Moreover, the EU’s position that the Iran’s responses are unjustifiable and violate the sovereignty of the respective countries, without addressing the prior use of force to which those attacks responded, would imply the lawfulness of the chain of events up until Iranian responses, thus reinforcing the inference that the prior US and Israeli conduct is being treated as legally unproblematic, which would then strengthen the argument that EU’s articulated and selective silence implies recognition. Moreover, it should be noted that the claim advanced here is not that the EU’s silence contributes to the modification of the law on the use of force, nor that it validates or acquiesces in a derogation from a peremptory norm; it only concerns the separate obligation of non-recognition.
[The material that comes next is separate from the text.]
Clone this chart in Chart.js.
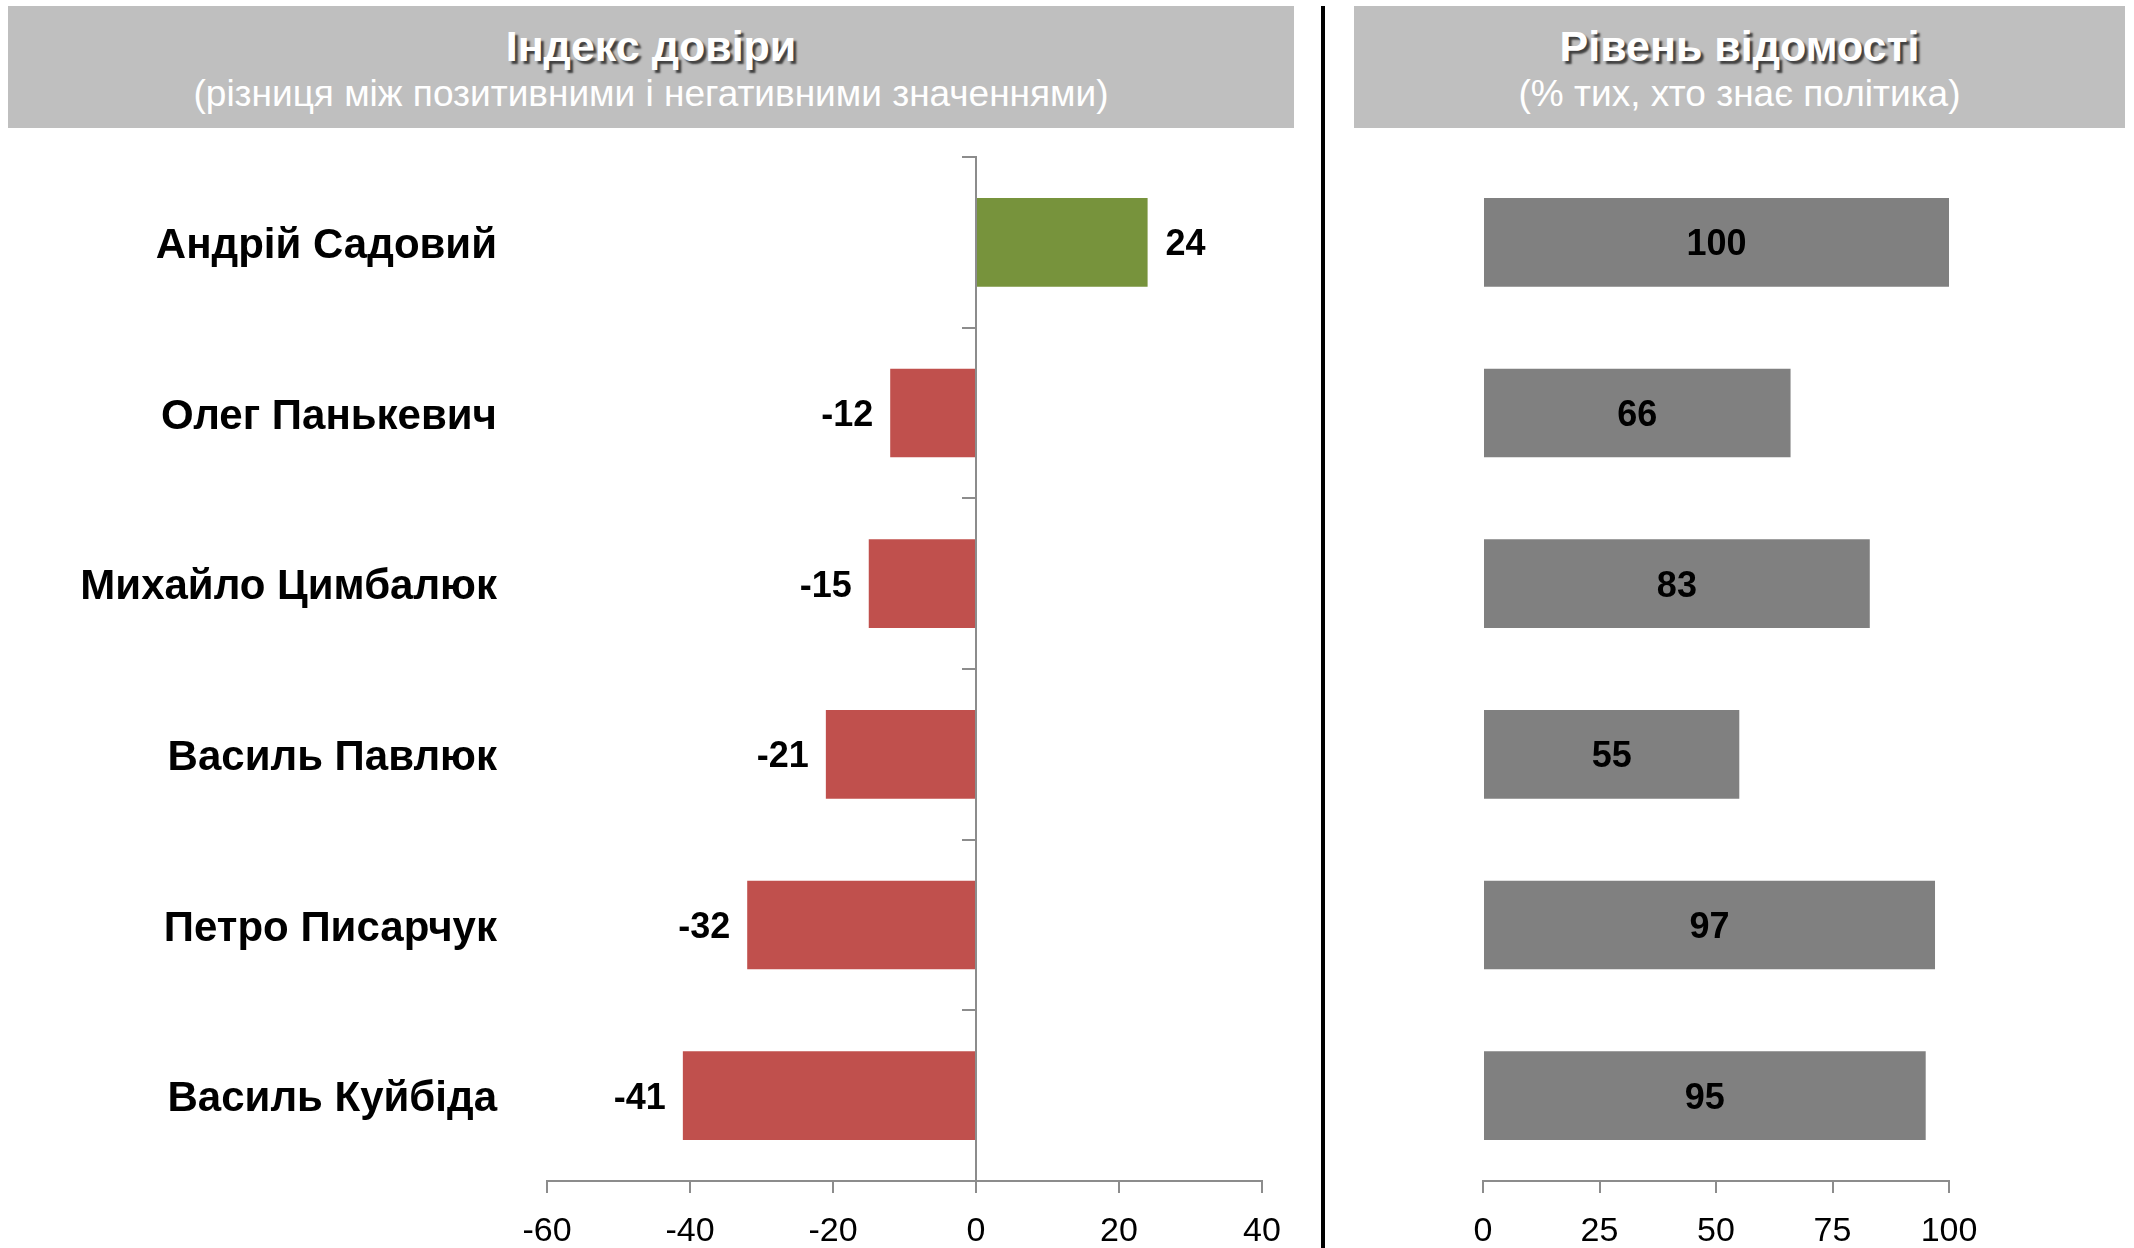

Based on the foregoing discussions, it is plausible to interpret EU’s articulated and intended silence regarding the aggression of US and Israel as tacit recognition as lawful. The Union has issued official statements on several occasions throughout the conflict, and in all of those statements only condemned Iran’s responses  and characterised them as unjustifiable violations of its neighbours’ sovereignty, while completely ignoring the established fact that the US and Israel initiated an unlawful aggression against Iran. This, therefore, makes the case for arguing that the EU is in breach of its obligation under CIL, not to recognize as lawful a situation created by a serious breach of a peremptory norm of international law (for an analysis on the states’ silence regarding Iran War and the potential complicity, see here).

A potential objection must be addressed before conclusion. The customary obligation of non-recognition, as codified in Article 41(2) of the ARIO and its ARSIWA equivalent, concerns situations created by a serious breach, e.g. territorial acquisitions resulted from illegal use of force, rather than at the serious breach itself. On this reading, the EU’s silence regarding the US and Israeli strikes would fall outside the scope of the obligation entirely, since the aggression is the breach, not the situation the breach has generated.

This objection, however, proves less than it appears to. The obligation not to recognize a situation as lawful is only meaningful if it simultaneously forecloses recognition of the conduct that produced that situation as lawful. This is because the situation derives its entire legal character from the breach that created it. Separating the two, recognizing the situation as unlawful while simultaneously treating the breach as legally permissible, is not a coherent legal position; it is a contradiction. Therefore, the silence of IOs and states in the face of a violation of a peremptory norm could violate the customary obligation of non-recognition under Articles 41 of ARSIWA and 42 of ARIO (p. 32).

Conclusion

In conclusion, the above discussion tried to show how a particular type of silence, i.e. qualified silence, could in fact be interpreted as implied recognition of a conduct as lawful. The same analysis could mutatis mutandis be applied to the positions adopted by states regarding other serious breaches of peremptory norms, such as the invasion of Ukraine or the war in Gaza.